#### [Instruction]
Transcribe every line exactly. Leave the pictures behind.

◆ ◆ ◆ ◆

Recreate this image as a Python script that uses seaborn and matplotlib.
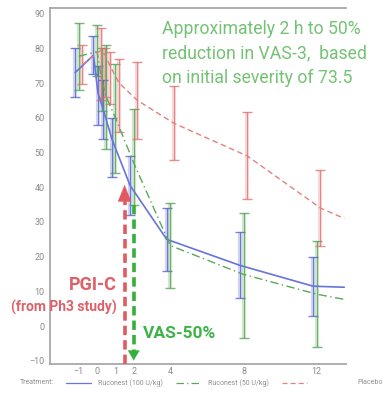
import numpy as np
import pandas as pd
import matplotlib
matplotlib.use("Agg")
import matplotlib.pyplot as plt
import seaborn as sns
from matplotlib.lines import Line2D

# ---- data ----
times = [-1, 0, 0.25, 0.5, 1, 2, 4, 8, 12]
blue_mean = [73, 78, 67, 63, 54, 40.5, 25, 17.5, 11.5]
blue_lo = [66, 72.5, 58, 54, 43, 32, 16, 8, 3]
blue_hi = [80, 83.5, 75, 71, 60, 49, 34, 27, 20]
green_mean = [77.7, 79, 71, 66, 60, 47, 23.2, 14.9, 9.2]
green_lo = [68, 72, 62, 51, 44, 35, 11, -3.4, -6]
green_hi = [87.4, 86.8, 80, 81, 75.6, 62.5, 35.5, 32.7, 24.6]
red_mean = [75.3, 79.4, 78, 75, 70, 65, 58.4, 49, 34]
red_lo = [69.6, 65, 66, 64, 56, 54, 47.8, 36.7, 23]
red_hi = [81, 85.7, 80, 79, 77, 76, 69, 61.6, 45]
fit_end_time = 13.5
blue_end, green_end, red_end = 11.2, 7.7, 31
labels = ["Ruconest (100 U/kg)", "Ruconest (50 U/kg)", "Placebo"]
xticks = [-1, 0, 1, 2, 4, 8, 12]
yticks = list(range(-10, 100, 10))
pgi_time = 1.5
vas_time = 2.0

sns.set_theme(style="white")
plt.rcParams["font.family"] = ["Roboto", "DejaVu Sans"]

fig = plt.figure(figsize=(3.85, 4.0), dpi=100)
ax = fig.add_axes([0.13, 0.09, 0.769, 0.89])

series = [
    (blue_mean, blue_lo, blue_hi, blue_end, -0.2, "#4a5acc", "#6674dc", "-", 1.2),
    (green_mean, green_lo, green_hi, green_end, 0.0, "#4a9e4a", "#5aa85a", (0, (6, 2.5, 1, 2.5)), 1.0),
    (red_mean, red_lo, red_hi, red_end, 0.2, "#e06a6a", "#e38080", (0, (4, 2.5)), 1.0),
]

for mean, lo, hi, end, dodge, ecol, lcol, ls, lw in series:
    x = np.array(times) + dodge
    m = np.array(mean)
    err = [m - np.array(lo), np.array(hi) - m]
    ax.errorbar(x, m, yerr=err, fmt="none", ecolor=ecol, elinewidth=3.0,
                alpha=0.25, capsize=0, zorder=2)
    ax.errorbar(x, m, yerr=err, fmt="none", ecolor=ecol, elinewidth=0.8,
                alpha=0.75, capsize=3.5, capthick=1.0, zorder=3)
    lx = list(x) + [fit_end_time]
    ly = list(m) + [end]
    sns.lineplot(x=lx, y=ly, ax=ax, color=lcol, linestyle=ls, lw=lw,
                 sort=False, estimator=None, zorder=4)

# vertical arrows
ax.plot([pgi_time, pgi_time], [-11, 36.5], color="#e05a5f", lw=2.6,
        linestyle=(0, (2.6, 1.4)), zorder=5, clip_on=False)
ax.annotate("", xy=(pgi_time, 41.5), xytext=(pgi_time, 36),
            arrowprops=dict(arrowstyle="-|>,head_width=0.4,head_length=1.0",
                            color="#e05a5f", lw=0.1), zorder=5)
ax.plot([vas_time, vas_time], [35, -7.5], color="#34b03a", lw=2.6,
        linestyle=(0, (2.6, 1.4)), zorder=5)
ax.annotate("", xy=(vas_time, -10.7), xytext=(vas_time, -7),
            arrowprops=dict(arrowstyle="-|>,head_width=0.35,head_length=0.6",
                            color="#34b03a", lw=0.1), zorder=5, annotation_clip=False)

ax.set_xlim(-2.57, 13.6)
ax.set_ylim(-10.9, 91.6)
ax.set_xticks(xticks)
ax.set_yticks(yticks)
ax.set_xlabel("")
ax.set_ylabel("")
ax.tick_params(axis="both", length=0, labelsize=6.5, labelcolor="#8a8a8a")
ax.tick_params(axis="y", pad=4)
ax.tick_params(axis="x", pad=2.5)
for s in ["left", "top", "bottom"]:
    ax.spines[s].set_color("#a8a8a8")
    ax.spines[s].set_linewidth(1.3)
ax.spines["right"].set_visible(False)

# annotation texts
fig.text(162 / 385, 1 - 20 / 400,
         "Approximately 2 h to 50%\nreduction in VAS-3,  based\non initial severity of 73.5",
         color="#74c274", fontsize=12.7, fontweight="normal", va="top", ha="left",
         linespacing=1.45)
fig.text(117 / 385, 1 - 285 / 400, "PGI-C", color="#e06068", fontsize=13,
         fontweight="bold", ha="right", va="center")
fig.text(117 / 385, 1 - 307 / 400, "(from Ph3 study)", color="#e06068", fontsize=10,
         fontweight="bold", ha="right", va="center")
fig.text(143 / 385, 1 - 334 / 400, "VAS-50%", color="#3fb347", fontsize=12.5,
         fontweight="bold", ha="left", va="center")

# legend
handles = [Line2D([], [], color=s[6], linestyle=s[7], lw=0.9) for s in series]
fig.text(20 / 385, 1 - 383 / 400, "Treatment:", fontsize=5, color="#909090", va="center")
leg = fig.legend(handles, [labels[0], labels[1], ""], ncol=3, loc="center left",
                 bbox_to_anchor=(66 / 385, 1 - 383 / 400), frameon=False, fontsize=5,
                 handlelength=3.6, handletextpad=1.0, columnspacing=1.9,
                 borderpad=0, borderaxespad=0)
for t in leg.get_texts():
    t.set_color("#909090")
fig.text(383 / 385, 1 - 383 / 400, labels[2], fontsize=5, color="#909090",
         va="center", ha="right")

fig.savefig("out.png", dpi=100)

◆ ◆ ◆ ◆

#### [Response for this exercise]
Recreate this image as a Python script that uses seaborn and matplotlib.
import numpy as np
import pandas as pd
import matplotlib
matplotlib.use("Agg")
import matplotlib.pyplot as plt
import seaborn as sns
from matplotlib.lines import Line2D

# ---- data ----
times = [-1, 0, 0.25, 0.5, 1, 2, 4, 8, 12]
blue_mean = [73, 78, 67, 63, 54, 40.5, 25, 17.5, 11.5]
blue_lo = [66, 72.5, 58, 54, 43, 32, 16, 8, 3]
blue_hi = [80, 83.5, 75, 71, 60, 49, 34, 27, 20]
green_mean = [77.7, 79, 71, 66, 60, 47, 23.2, 14.9, 9.2]
green_lo = [68, 72, 62, 51, 44, 35, 11, -3.4, -6]
green_hi = [87.4, 86.8, 80, 81, 75.6, 62.5, 35.5, 32.7, 24.6]
red_mean = [75.3, 79.4, 78, 75, 70, 65, 58.4, 49, 34]
red_lo = [69.6, 65, 66, 64, 56, 54, 47.8, 36.7, 23]
red_hi = [81, 85.7, 80, 79, 77, 76, 69, 61.6, 45]
fit_end_time = 13.5
blue_end, green_end, red_end = 11.2, 7.7, 31
labels = ["Ruconest (100 U/kg)", "Ruconest (50 U/kg)", "Placebo"]
xticks = [-1, 0, 1, 2, 4, 8, 12]
yticks = list(range(-10, 100, 10))
pgi_time = 1.5
vas_time = 2.0

sns.set_theme(style="white")
plt.rcParams["font.family"] = ["Roboto", "DejaVu Sans"]

fig = plt.figure(figsize=(3.85, 4.0), dpi=100)
ax = fig.add_axes([0.13, 0.09, 0.769, 0.89])

series = [
    (blue_mean, blue_lo, blue_hi, blue_end, -0.2, "#4a5acc", "#6674dc", "-", 1.2),
    (green_mean, green_lo, green_hi, green_end, 0.0, "#4a9e4a", "#5aa85a", (0, (6, 2.5, 1, 2.5)), 1.0),
    (red_mean, red_lo, red_hi, red_end, 0.2, "#e06a6a", "#e38080", (0, (4, 2.5)), 1.0),
]

for mean, lo, hi, end, dodge, ecol, lcol, ls, lw in series:
    x = np.array(times) + dodge
    m = np.array(mean)
    err = [m - np.array(lo), np.array(hi) - m]
    ax.errorbar(x, m, yerr=err, fmt="none", ecolor=ecol, elinewidth=3.0,
                alpha=0.25, capsize=0, zorder=2)
    ax.errorbar(x, m, yerr=err, fmt="none", ecolor=ecol, elinewidth=0.8,
                alpha=0.75, capsize=3.5, capthick=1.0, zorder=3)
    lx = list(x) + [fit_end_time]
    ly = list(m) + [end]
    sns.lineplot(x=lx, y=ly, ax=ax, color=lcol, linestyle=ls, lw=lw,
                 sort=False, estimator=None, zorder=4)

# vertical arrows
ax.plot([pgi_time, pgi_time], [-11, 36.5], color="#e05a5f", lw=2.6,
        linestyle=(0, (2.6, 1.4)), zorder=5, clip_on=False)
ax.annotate("", xy=(pgi_time, 41.5), xytext=(pgi_time, 36),
            arrowprops=dict(arrowstyle="-|>,head_width=0.4,head_length=1.0",
                            color="#e05a5f", lw=0.1), zorder=5)
ax.plot([vas_time, vas_time], [35, -7.5], color="#34b03a", lw=2.6,
        linestyle=(0, (2.6, 1.4)), zorder=5)
ax.annotate("", xy=(vas_time, -10.7), xytext=(vas_time, -7),
            arrowprops=dict(arrowstyle="-|>,head_width=0.35,head_length=0.6",
                            color="#34b03a", lw=0.1), zorder=5, annotation_clip=False)

ax.set_xlim(-2.57, 13.6)
ax.set_ylim(-10.9, 91.6)
ax.set_xticks(xticks)
ax.set_yticks(yticks)
ax.set_xlabel("")
ax.set_ylabel("")
ax.tick_params(axis="both", length=0, labelsize=6.5, labelcolor="#8a8a8a")
ax.tick_params(axis="y", pad=4)
ax.tick_params(axis="x", pad=2.5)
for s in ["left", "top", "bottom"]:
    ax.spines[s].set_color("#a8a8a8")
    ax.spines[s].set_linewidth(1.3)
ax.spines["right"].set_visible(False)

# annotation texts
fig.text(162 / 385, 1 - 20 / 400,
         "Approximately 2 h to 50%\nreduction in VAS-3,  based\non initial severity of 73.5",
         color="#74c274", fontsize=12.7, fontweight="normal", va="top", ha="left",
         linespacing=1.45)
fig.text(117 / 385, 1 - 285 / 400, "PGI-C", color="#e06068", fontsize=13,
         fontweight="bold", ha="right", va="center")
fig.text(117 / 385, 1 - 307 / 400, "(from Ph3 study)", color="#e06068", fontsize=10,
         fontweight="bold", ha="right", va="center")
fig.text(143 / 385, 1 - 334 / 400, "VAS-50%", color="#3fb347", fontsize=12.5,
         fontweight="bold", ha="left", va="center")

# legend
handles = [Line2D([], [], color=s[6], linestyle=s[7], lw=0.9) for s in series]
fig.text(20 / 385, 1 - 383 / 400, "Treatment:", fontsize=5, color="#909090", va="center")
leg = fig.legend(handles, [labels[0], labels[1], ""], ncol=3, loc="center left",
                 bbox_to_anchor=(66 / 385, 1 - 383 / 400), frameon=False, fontsize=5,
                 handlelength=3.6, handletextpad=1.0, columnspacing=1.9,
                 borderpad=0, borderaxespad=0)
for t in leg.get_texts():
    t.set_color("#909090")
fig.text(383 / 385, 1 - 383 / 400, labels[2], fontsize=5, color="#909090",
         va="center", ha="right")

fig.savefig("out.png", dpi=100)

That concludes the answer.